Job:
Return only those lines from the line containing "Output the web" to the line containing "var captions = ['(a)', '(b)'];", both included, and please omit the pictures.

--- start Records supplied ---

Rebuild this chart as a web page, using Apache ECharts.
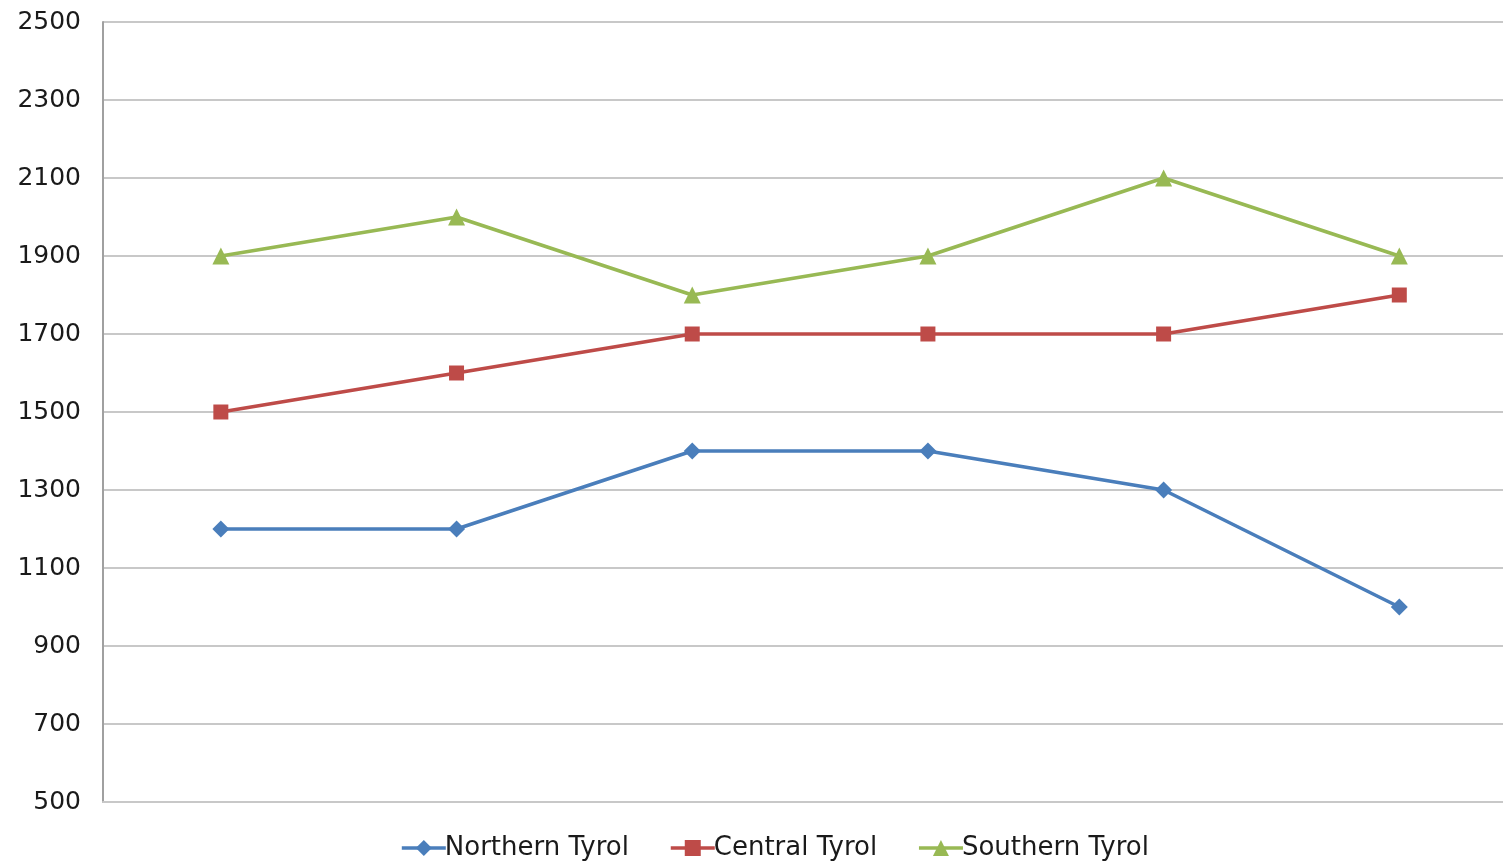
<!DOCTYPE html>
<html>
<head>
<meta charset="utf-8">
<script src="https://cdn.jsdelivr.net/npm/echarts@6/dist/echarts.min.js"></script>
<style>
  html, body { margin: 0; padding: 0; background: #ffffff; }
  #chart { width: 1503px; height: 864px; }
</style>
</head>
<body>
<div id="chart"></div>
<script>
// Six sampling points along the x axis (unlabelled)
const categories = ['1', '2', '3', '4', '5', '6'];

const northernTyrol = [1200, 1200, 1400, 1400, 1300, 1000];
const centralTyrol  = [1500, 1600, 1700, 1700, 1700, 1800];
const southernTyrol = [1900, 2000, 1800, 1900, 2100, 1900];

const yMin = 500, yMax = 2500, yStep = 200;

const FONT = 'DejaVu Sans';

// The plot runs on past the right edge of the canvas, so the x axis is a
// numeric index axis: half a slot of padding on the left, cut off at the right.
const xMin = -0.5, xMax = 5.44;

function toPairs(values) {
  return values.map(function (v, i) { return [i, v]; });
}

function lineSeries(name, data, color, symbol, size) {
  return {
    name: name,
    type: 'line',
    data: toPairs(data),
    symbol: symbol,
    symbolSize: size,
    showSymbol: true,
    lineStyle: { color: color, width: 3.6 },
    itemStyle: { color: color },
    emphasis: { disabled: true },
    animation: false
  };
}

const chart = echarts.init(document.getElementById('chart'), null, { renderer: 'canvas' });
chart.setOption({
  backgroundColor: '#ffffff',
  textStyle: { fontFamily: FONT },
  grid: { left: 103, right: 0, top: 22, bottom: 62, containLabel: false },
  xAxis: {
    type: 'value',
    min: xMin,
    max: xMax,
    axisLine: { show: true, onZero: false, lineStyle: { color: '#c8c8c8', width: 2 } },
    axisTick: { show: false },
    axisLabel: { show: false },
    splitLine: { show: false }
  },
  yAxis: {
    type: 'value',
    min: yMin,
    max: yMax,
    interval: yStep,
    axisLine: { show: true, onZero: false, lineStyle: { color: '#a0a0a0', width: 2 } },
    axisTick: { show: false },
    axisLabel: {
      color: '#1a1a1a', fontSize: 25, fontFamily: FONT, margin: 22,
      formatter: function (v) { return String(v); }
    },
    splitLine: { show: true, lineStyle: { color: '#c8c8c8', width: 2 } }
  },
  legend: {
    bottom: -2,
    left: 395,
    itemGap: 40,
    itemWidth: 44,
    itemHeight: 20,
    lineStyle: { width: 3.6 },
    textStyle: { color: '#1a1a1a', fontSize: 26, fontFamily: FONT, padding: [0, 0, 0, -6] },
    data: ['Northern Tyrol', 'Central Tyrol', 'Southern Tyrol']
  },
  series: [
    lineSeries('Northern Tyrol', northernTyrol, '#4a7ebb', 'diamond', 17),
    lineSeries('Central Tyrol', centralTyrol, '#be4b48', 'rect', 15),
    lineSeries('Southern Tyrol', southernTyrol, '#98b954', 'triangle', 17)
  ]
});
</script>
</body>
</html>
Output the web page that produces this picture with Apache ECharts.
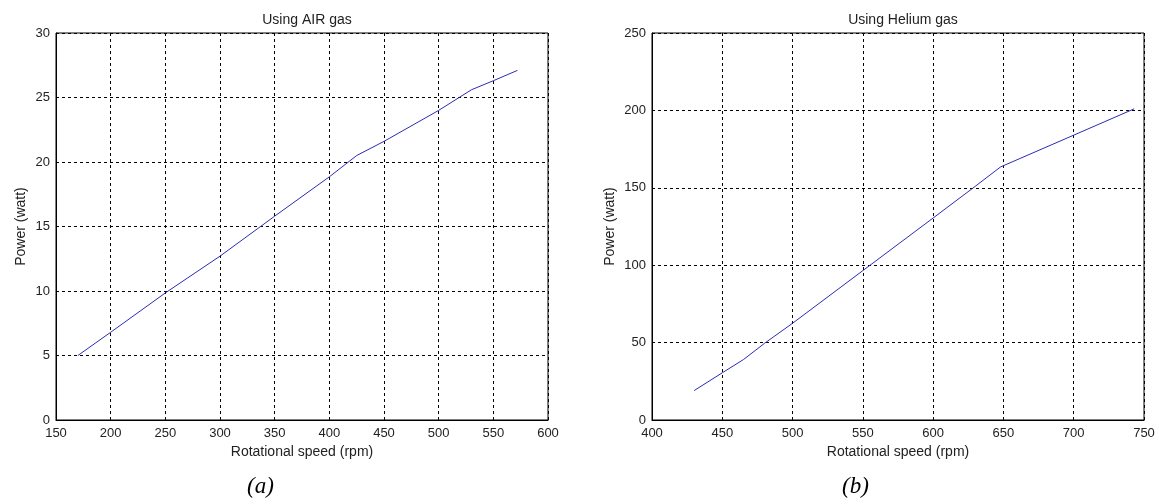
<!DOCTYPE html>
<html>
<head>
<meta charset="UTF-8">
<script src="https://cdn.jsdelivr.net/npm/echarts@6/dist/echarts.min.js"></script>
<style>
  * { margin: 0; padding: 0; }
  body { background: #fff; }
  #main { width: 1159px; height: 504px; }
</style>
</head>
<body>
<div id="main"></div>
<script>
    // (a) air: rotational speed (rpm) vs power (watt)
    var airRpm = [170, 200, 250, 300, 350, 400, 425, 450, 500, 530, 550, 572];
    var airPower = [5.0, 6.8, 9.85, 12.7, 15.8, 18.85, 20.5, 21.6, 24.0, 25.6, 26.3, 27.1];

    // (b) helium
    var heRpm = [430, 450, 465, 480, 500, 550, 600, 630, 648, 700, 743];
    var hePower = [19, 30.5, 39, 49.5, 62.5, 96.5, 130.5, 151, 163.5, 184, 201];

    var titles = ['Using AIR gas', 'Using Helium gas'];
    var captions = ['(a)', '(b)'];

    function pairs(xs, ys) {
        return xs.map(function (x, i) { return [x, ys[i]]; });
    }

    var chart = echarts.init(document.getElementById('main'));

    var font = 'Liberation Sans, Arial, sans-serif';
    var grid = { color: '#000', type: [3, 3], width: 1 };
    var nameStyle = { fontFamily: font, fontSize: 14, color: '#222' };
    var labelStyle = { fontFamily: font, fontSize: 13, color: '#222' };

    function xAxis(idx, min, max) {
        return {
            type: 'value', gridIndex: idx, min: min, max: max, interval: 50,
            name: 'Rotational speed (rpm)', nameLocation: 'middle', nameGap: 25,
            nameTextStyle: nameStyle,
            axisLine: { show: true, lineStyle: { color: '#000', width: 1 } },
            axisTick: { show: false },
            axisLabel: Object.assign({ margin: 7 }, labelStyle),
            splitLine: { show: true, lineStyle: grid }
        };
    }

    function yAxis(idx, max, step, gap) {
        return {
            type: 'value', gridIndex: idx, min: 0, max: max, interval: step,
            name: 'Power (watt)', nameLocation: 'middle', nameGap: gap,
            nameTextStyle: nameStyle,
            axisLine: { show: true, lineStyle: { color: '#000', width: 1 } },
            axisTick: { show: false },
            axisLabel: Object.assign({ margin: 6 }, labelStyle),
            splitLine: { show: true, lineStyle: grid }
        };
    }

    var option = {
        animation: false,
        title: [
            { text: titles[0], left: 302, top: 8, textAlign: 'center',
              textStyle: { fontFamily: font, fontSize: 14, fontWeight: 'normal', color: '#222' } },
            { text: titles[1], left: 898, top: 8, textAlign: 'center',
              textStyle: { fontFamily: font, fontSize: 14, fontWeight: 'normal', color: '#222' } }
        ],
        grid: [
            { left: 56, top: 33, width: 492, height: 387, show: true, borderColor: '#000', borderWidth: 1 },
            { left: 652, top: 33, width: 492, height: 387, show: true, borderColor: '#000', borderWidth: 1 }
        ],
        xAxis: [xAxis(0, 150, 600), xAxis(1, 400, 750)],
        yAxis: [yAxis(0, 30, 5, 28), yAxis(1, 250, 50, 35)],
        series: [
            {
                type: 'line', xAxisIndex: 0, yAxisIndex: 0,
                data: pairs(airRpm, airPower),
                showSymbol: false,
                lineStyle: { color: '#2b2bb5', width: 1 }
            },
            {
                type: 'line', xAxisIndex: 1, yAxisIndex: 1,
                data: pairs(heRpm, hePower),
                showSymbol: false,
                lineStyle: { color: '#2b2bb5', width: 1 }
            }
        ],
        graphic: [
            { type: 'text', left: 247, top: 475,
              style: { text: captions[0], font: 'italic 23px "Liberation Serif", serif', fill: '#000' } },
            { type: 'text', left: 842, top: 475,
              style: { text: captions[1], font: 'italic 23px "Liberation Serif", serif', fill: '#000' } }
        ]
    };

    chart.setOption(option);
</script>
</body>
</html>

--- end Records supplied ---

Written solution:
Output the web page that produces this picture with Apache ECharts.
<!DOCTYPE html>
<html>
<head>
<meta charset="UTF-8">
<script src="https://cdn.jsdelivr.net/npm/echarts@6/dist/echarts.min.js"></script>
<style>
  * { margin: 0; padding: 0; }
  body { background: #fff; }
  #main { width: 1159px; height: 504px; }
</style>
</head>
<body>
<div id="main"></div>
<script>
    // (a) air: rotational speed (rpm) vs power (watt)
    var airRpm = [170, 200, 250, 300, 350, 400, 425, 450, 500, 530, 550, 572];
    var airPower = [5.0, 6.8, 9.85, 12.7, 15.8, 18.85, 20.5, 21.6, 24.0, 25.6, 26.3, 27.1];

    // (b) helium
    var heRpm = [430, 450, 465, 480, 500, 550, 600, 630, 648, 700, 743];
    var hePower = [19, 30.5, 39, 49.5, 62.5, 96.5, 130.5, 151, 163.5, 184, 201];

    var titles = ['Using AIR gas', 'Using Helium gas'];
    var captions = ['(a)', '(b)'];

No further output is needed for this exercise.